In response to this challenge, the Wikimedia Foundation is directing high-volume commercial users away from scraping and towards its paid commercial product, Wikimedia Enterprise.[2][3] Launched as a solution for large-scale data reusers, this service provides a reliable, high-speed, and structured way to access Wikimedia content through an API.[4][5][6] By encouraging AI developers to use this paid service, the foundation aims to create a sustainable funding stream to support its operations and ensure the long-term health of Wikipedia.[2][3] Beyond financial compensation, a central demand is for proper attribution. Wikipedia's content is largely published under a Creative Commons Attribution-ShareAlike (CC BY-SA) license, which legally requires users to give credit to the source and to share any derivative works under the same license.[7][2] The Wikimedia Foundation insists that AI models generating answers based on its content should cite their source, linking back to the original articles.[3] This not only fulfills the license requirements but also fosters a virtuous cycle, directing users back to the platform where they can verify information, contribute edits, and potentially become part of the community that sustains the encyclopedia.[3]

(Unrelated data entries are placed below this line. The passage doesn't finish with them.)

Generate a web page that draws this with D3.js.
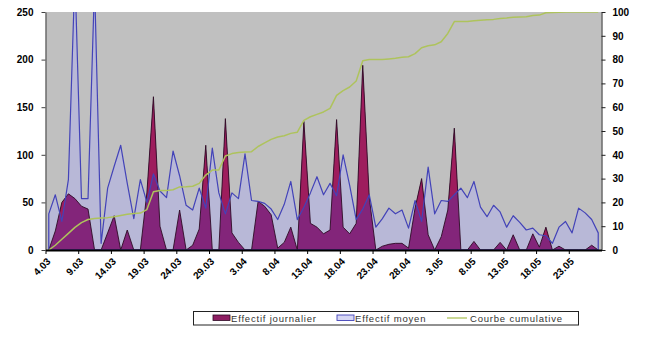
<!DOCTYPE html>
<html>
<head>
<meta charset="utf-8">
<script src="https://cdn.jsdelivr.net/npm/d3@7"></script>
<style>
  html, body { margin: 0; padding: 0; background: #fff; }
  svg { display: block; font-family: "Liberation Sans", Arial, sans-serif; }
</style>
</head>
<body>
<svg id="chart" width="651" height="340"></svg>
<script>
// Daily categories from 4 March to 27 May, one label every five days
const tickLabels = ["4.03", "9.03", "14.03", "19.03", "24.03", "29.03", "3.04", "8.04", "13.04",
  "18.04", "23.04", "28.04", "3.05", "8.05", "13.05", "18.05", "23.05"];

// Effectif journalier (left axis)
const journalier = [
  0, 20, 50, 59, 54, 46, 43, 0, 0, 18,
  36, 0, 21, 0, 0, 60, 161, 25, 0, 0,
  42, 0, 5, 22, 110, 0, 0, 138, 18, 8,
  0, 0, 51, 46, 37, 2, 8, 24, 0, 135,
  28, 24, 17, 21, 137, 24, 17, 28, 194, 55,
  0, 4, 6, 7, 7, 2, 44, 75, 16, 0,
  14, 42, 128, 0, 0, 9, 0, 0, 0, 8,
  0, 16, 0, 0, 17, 3, 24, 0, 4, 0,
  0, 0, 0, 5, 0
];

// Effectif moyen (left axis)
const moyen = [
  38, 58, 30, 74, 290, 54, 54, 280, 7, 65,
  88, 110, 70, 33, 74, 50, 80, 62, 55, 104,
  78, 47, 42, 65, 44, 107, 60, 38, 60, 54,
  101, 52, 51, 49, 43, 32, 48, 72, 32, 45,
  60, 77, 58, 70, 57, 100, 68, 32, 43, 58,
  24, 33, 44, 38, 42, 23, 52, 30, 87, 38,
  52, 51, 58, 65, 55, 72, 45, 35, 47, 40,
  24, 36, 29, 21, 23, 16, 15, 7, 24, 30,
  18, 44, 39, 32, 18
];

// Courbe cumulative, in percent (right axis)
const cumul = [
  0, 2, 4.5, 7, 9.5, 11.5, 12.8, 13.2, 13.4, 13.6,
  14, 14.5, 15, 15.3, 15.5, 17, 24.5, 25, 25, 25.3,
  26.5, 26.6, 26.8, 28, 31.5, 33.6, 33.6, 39.5, 40.5, 41,
  41.2, 41.3, 43.5, 45, 46.5, 47.5, 48, 49, 49.5, 54.5,
  56, 57, 58, 59.5, 65, 67, 68.5, 71, 79.5, 80,
  80, 80, 80.3, 80.6, 81, 81.2, 82.5, 85, 85.8, 86.2,
  87.5, 91, 96, 96, 96, 96.3, 96.5, 96.7, 96.9, 97.3,
  97.5, 97.8, 97.9, 98, 98.5, 98.7, 99.7, 99.8, 99.9, 100,
  100, 100, 100, 100, 100
];

const leftTicks = [0, 50, 100, 150, 200, 250];
const rightTicks = [0, 10, 20, 30, 40, 50, 60, 70, 80, 90, 100];
const legendItems = ["Effectif journalier", "Effectif moyen", "Courbe cumulative"];

const svg = d3.select("#chart");
const plot = { left: 45.5, right: 601.5, top: 12, bottom: 250 };

// category boundaries on a linear scale, points sit at category centres
const x = d3.scaleLinear().domain([0, journalier.length]).range([plot.left, plot.right]);
const cx = i => x(i + 0.5);
const yL = d3.scaleLinear().domain([0, 250]).range([plot.bottom, plot.top]);
const yR = d3.scaleLinear().domain([0, 100]).range([plot.bottom, plot.top]);

const defs = svg.append("defs");
defs.append("clipPath").attr("id", "plotClip")
  .append("rect")
  .attr("x", plot.left).attr("y", plot.top)
  .attr("width", plot.right - plot.left).attr("height", plot.bottom - plot.top);

// region lying above the "moyen" curve
const aboveMoyen = d3.area()
  .x((d, i) => cx(i))
  .y0(plot.top - 20)
  .y1(d => yL(d));
defs.append("clipPath").attr("id", "aboveClip")
  .append("path").attr("d", aboveMoyen(moyen));

svg.append("rect")
  .attr("x", plot.left).attr("y", plot.top)
  .attr("width", plot.right - plot.left).attr("height", plot.bottom - plot.top)
  .attr("fill", "#c0c0c0");

const areaL = d3.area().x((d, i) => cx(i)).y0(plot.bottom).y1(d => yL(d));
const lineR = d3.line().x((d, i) => cx(i)).y(d => yR(d));

const g = svg.append("g").attr("clip-path", "url(#plotClip)");

// moyen fill
g.append("path").attr("d", areaL(moyen)).attr("fill", "#b8b8d7");
// journalier fill: purple where it sits under the moyen area, crimson above it
g.append("path").attr("d", areaL(journalier)).attr("fill", "#83257a");
g.append("g").attr("clip-path", "url(#aboveClip)")
  .append("path").attr("d", areaL(journalier)).attr("fill", "#9e1d5d");
g.append("path").attr("d", areaL(journalier))
  .attr("fill", "none").attr("stroke", "#2e0b25").attr("stroke-width", 0.9)
  .attr("stroke-linejoin", "round");
// moyen outline
g.append("path").attr("d", areaL(moyen))
  .attr("fill", "none").attr("stroke", "#4343b8").attr("stroke-width", 1.2)
  .attr("stroke-linejoin", "round");
// cumulative curve
g.append("path").attr("d", lineR(cumul))
  .attr("fill", "none").attr("stroke", "#aec35c").attr("stroke-width", 1.5)
  .attr("stroke-linejoin", "round");

// axes
const styleAxis = (sel, color) => {
  sel.select(".domain").attr("stroke", color);
  sel.selectAll(".tick line").attr("stroke", color);
  sel.selectAll("text").attr("fill", "#000").attr("font-size", 10).attr("font-weight", "bold")
    .attr("font-family", "'Liberation Sans', Arial, sans-serif");
};

const axL = svg.append("g").attr("transform", `translate(${plot.left},0)`)
  .call(d3.axisLeft(yL).tickValues(leftTicks).tickSize(4).tickSizeOuter(0).tickPadding(8));
styleAxis(axL, "#404040");

const axR = svg.append("g").attr("transform", `translate(${plot.right},0)`)
  .call(d3.axisRight(yR).tickValues(rightTicks).tickSize(4).tickSizeOuter(0).tickPadding(7));
styleAxis(axR, "#202020");

const axB = svg.append("g").attr("transform", `translate(0,${plot.bottom})`)
  .call(d3.axisBottom(x)
    .tickValues(d3.range(0, tickLabels.length * 5, 5))
    .tickFormat((d, i) => tickLabels[i])
    .tickSize(4).tickSizeOuter(0));
styleAxis(axB, "#000");
axB.select(".domain").attr("stroke-width", 2);
axB.selectAll("text")
  .attr("text-anchor", "end")
  .attr("transform", "translate(0,4) rotate(-45)")
  .attr("x", -2).attr("y", 6).attr("dy", "0.35em");

// legend
const lg = svg.append("g");
lg.append("rect").attr("x", 193.5).attr("y", 311.5).attr("width", 385).attr("height", 13.5)
  .attr("fill", "#fff").attr("stroke", "#222").attr("stroke-width", 1);
const legendX = [213, 337, 447];
const textX = [231, 355, 470];
lg.append("rect").attr("x", legendX[0]).attr("y", 315).attr("width", 17).attr("height", 5.5)
  .attr("fill", "#8e1f63").attr("stroke", "#2e0b25").attr("stroke-width", 0.8);
lg.append("rect").attr("x", legendX[1]).attr("y", 315).attr("width", 17).attr("height", 5.5)
  .attr("fill", "#d6d6f4").attr("stroke", "#4343b8").attr("stroke-width", 0.9);
lg.append("line").attr("x1", legendX[2]).attr("x2", legendX[2] + 20).attr("y1", 318).attr("y2", 318)
  .attr("stroke", "#aec35c").attr("stroke-width", 1.3);
lg.selectAll("text.lab").data(legendItems).join("text")
  .attr("class", "lab")
  .attr("x", (d, i) => textX[i]).attr("y", 321.5)
  .attr("font-size", 9.5).attr("letter-spacing", 0.8).attr("fill", "#333")
  .text(d => d);
</script>
</body>
</html>
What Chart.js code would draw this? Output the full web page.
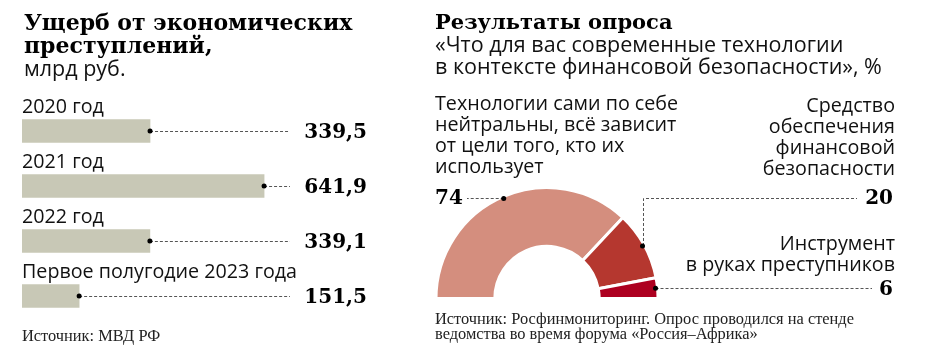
<!DOCTYPE html>
<html lang="ru">
<head>
<meta charset="utf-8">
<script src="https://cdn.jsdelivr.net/npm/chart.js@4.4.0/dist/chart.umd.min.js"></script>
<style>
html, body { margin: 0; padding: 0; background: #fff; }
#wrap { position: relative; width: 930px; height: 363px; overflow: hidden; font-family: "Open Sans", sans-serif; color: #111; }
canvas { position: absolute; top: 0; }
.t { position: absolute; white-space: nowrap; }
.hd { font-family: "DejaVu Serif", serif; font-weight: bold; font-size: 21px; line-height: 23px; color: #000; }
.sub { font-size: 21.5px; line-height: 22px; }
.src { font-family: "Liberation Serif", serif; font-size: 16.4px; line-height: 15px; color: #222; }
</style>
</head>
<body>
<div id="wrap">
  <canvas id="bars" width="420" height="363" style="left:0"></canvas>
  <canvas id="poll" width="510" height="363" style="left:420px"></canvas>

  <div class="t" style="left:24px; top:11px">
    <div class="hd" style="font-size:22px">Ущерб от экономических<br>преступлений,</div>
    <div class="sub">млрд руб.</div>
  </div>
  <div class="t src" style="left:22px; top:328px">Источник: МВД РФ</div>

  <div class="t" style="left:435px; top:10px">
    <div class="hd">Результаты опроса</div>
    <div class="sub">«Что для вас современные технологии<br>в контексте финансовой безопасности», %</div>
  </div>
  <div class="t src" style="left:435px; top:311px">Источник: Росфинмониторинг. Опрос проводился на стенде<br>ведомства во время форума «Россия–Африка»</div>
</div>

<script>
// ущерб, млрд руб.
const years = ['2020 год', '2021 год', '2022 год', 'Первое полугодие 2023 года'];
const damage = [339.5, 641.9, 339.1, 151.5];

// опрос, %
const answers = [
  ['Технологии сами по себе', 'нейтральны, всё зависит', 'от цели того, кто их', 'использует'],
  ['Средство', 'обеспечения', 'финансовой', 'безопасности'],
  ['Инструмент', 'в руках преступников']
];
const shares = [74, 20, 6];

const BODY = '19.7px "Open Sans"';
const NUM = 'bold 20px "DejaVu Serif"';
const fmt = v => v.toFixed(1).replace('.', ',');

function dashed(ctx, pts) {
  ctx.save();
  ctx.setLineDash([3, 2]);
  ctx.strokeStyle = '#555';
  ctx.lineWidth = 1;
  ctx.beginPath();
  ctx.moveTo(pts[0][0], pts[0][1]);
  for (let i = 1; i < pts.length; i++) ctx.lineTo(pts[i][0], pts[i][1]);
  ctx.stroke();
  ctx.restore();
}
function dot(ctx, x, y) {
  ctx.beginPath();
  ctx.arc(x, y, 2.5, 0, Math.PI * 2);
  ctx.fillStyle = '#000';
  ctx.fill();
}

const barLabels = {
  id: 'barLabels',
  afterDatasetsDraw(chart) {
    const ctx = chart.ctx;
    const area = chart.chartArea;
    chart.getDatasetMeta(0).data.forEach((bar, i) => {
      const top = bar.y - bar.height / 2;
      ctx.font = BODY;
      ctx.fillStyle = '#111';
      ctx.textAlign = 'left';
      ctx.textBaseline = 'alphabetic';
      ctx.fillText(years[i], area.left, top - 7);
      const y = Math.round(bar.y) + 0.5;
      dashed(ctx, [[bar.x, y], [area.right + 4, y]]);
      dot(ctx, bar.x, bar.y);
      ctx.font = NUM;
      ctx.fillStyle = '#000';
      ctx.textAlign = 'right';
      ctx.fillText(fmt(damage[i]), area.right + 81, bar.y + 7);
    });
  }
};

new Chart(document.getElementById('bars'), {
  type: 'bar',
  data: {
    labels: years,
    datasets: [{
      data: damage,
      backgroundColor: '#c8c8b6',
      barThickness: 23
    }]
  },
  options: {
    responsive: false,
    animation: false,
    indexAxis: 'y',
    layout: { padding: { left: 22, top: 103.5, right: 134, bottom: 39.5 } },
    scales: {
      x: { display: false, min: 0, max: 700 },
      y: { display: false }
    },
    plugins: { legend: { display: false }, tooltip: { enabled: false } }
  },
  plugins: [barLabels]
});

// where the captions of the poll sit, canvas-relative
const pollLayout = [
  { align: 'left', x: 15, y: 110, numY: 204, lead: 'left', end: 47 },
  { align: 'right', x: 475, y: 112, numY: 204, lead: 'upRight', end: 437 },
  { align: 'right', x: 475, y: 250, numY: 295, lead: 'right', end: 452 }
];

const pollLabels = {
  id: 'pollLabels',
  afterDatasetsDraw(chart) {
    const ctx = chart.ctx;
    chart.getDatasetMeta(0).data.forEach((arc, i) => {
      const p = arc.getProps(['x', 'y', 'startAngle', 'endAngle', 'outerRadius']);
      const mid = (p.startAngle + p.endAngle) / 2;
      const r = p.outerRadius - 2;
      const dx = p.x + Math.cos(mid) * r;
      const dy = p.y + Math.sin(mid) * r;
      const L = pollLayout[i];

      ctx.font = BODY;
      ctx.fillStyle = '#111';
      ctx.textAlign = L.align;
      ctx.textBaseline = 'alphabetic';
      answers[i].forEach((line, k) => ctx.fillText(line, L.x, L.y + k * 21));

      ctx.font = NUM;
      ctx.fillStyle = '#000';
      const nx = L.align === 'left' ? L.x : L.x - 2;
      ctx.fillText(String(shares[i]), nx, L.numY);

      if (L.lead === 'left') {
        const y = Math.round(dy) + 0.5;
        dashed(ctx, [[dx, y], [L.end, y]]);
      } else if (L.lead === 'upRight') {
        const x = Math.round(dx) + 0.5;
        const y = L.numY - 6 + 0.5;
        dashed(ctx, [[x, dy], [x, y], [L.end, y]]);
      } else {
        const y = Math.round(dy) + 0.5;
        dashed(ctx, [[dx, y], [L.end, y]]);
      }
      dot(ctx, dx, dy);
    });
  }
};

new Chart(document.getElementById('poll'), {
  type: 'doughnut',
  data: {
    labels: answers.map(a => a.join(' ')),
    datasets: [{
      data: shares,
      backgroundColor: ['#d48e7e', '#b5372f', '#ad0020'],
      borderColor: '#fff',
      borderWidth: 3
    }]
  },
  options: {
    responsive: false,
    animation: false,
    rotation: -90,
    circumference: 180,
    cutout: '47%',
    layout: { padding: { left: 14, top: 186, right: 270, bottom: 63 } },
    plugins: { legend: { display: false }, tooltip: { enabled: false } }
  },
  plugins: [pollLabels]
});
</script>
</body>
</html>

The legal and ethical landscape surrounding the use of copyrighted and openly licensed material for AI training is complex and largely unsettled. While Creative Commons licenses are designed to facilitate sharing, their application to the machine learning context is a subject of ongoing debate.[7][8] The core question revolves around whether training an AI on this data constitutes the creation of a "derivative work" that would trigger the Share-Alike clause.[9] AI companies have often relied on fair use arguments, claiming their use of copyrighted material is transformative.[10][11] However, this has been challenged in court by various content creators and news organizations.[10] The Wikimedia Foundation, while supportive of its content being used for AI development, is taking a collaborative rather than litigious approach, urging companies to adhere to the spirit of the open license even if the legal requirements in this new technological context are still being defined.[2][9] The foundation emphasizes the ethical imperative to sustain the human-created ecosystem that AI models depend on, warning that without continued human contribution and curation, these systems risk falling into "model collapse," where they degrade by learning from their own synthetic, and potentially flawed, outputs.[3]
This evolving dynamic is forcing a broader reckoning within the tech industry about the value of open data and the responsibilities of those who use it for commercial gain. While Wikipedia is advocating for collaboration, other platforms like Reddit and Stack Overflow have also moved to monetize their data through paid APIs in response to AI scraping.[2] For AI developers, this means the cost of acquiring high-quality training data is likely to increase, and they must now factor in licensing fees and attribution mechanisms into their product design.[2] The Wikimedia Foundation, for its part, is not entirely opposed to AI; it has its own strategy to use artificial intelligence to support its human volunteers.[12] Their focus is on developing tools that can automate tedious tasks like identifying vandalism or flagging potential errors, thereby freeing up human editors to focus on the more nuanced work of content creation, deliberation, and consensus-building.[3][12] Ultimately, Wikipedia's call for fair licensing is a defense of its human-centered model of knowledge creation in an increasingly automated world. It is a reminder that the vast digital commons that fuels the AI revolution was built by people, and its future sustainability depends on a reciprocal relationship with the technologies that now rely so heavily upon it.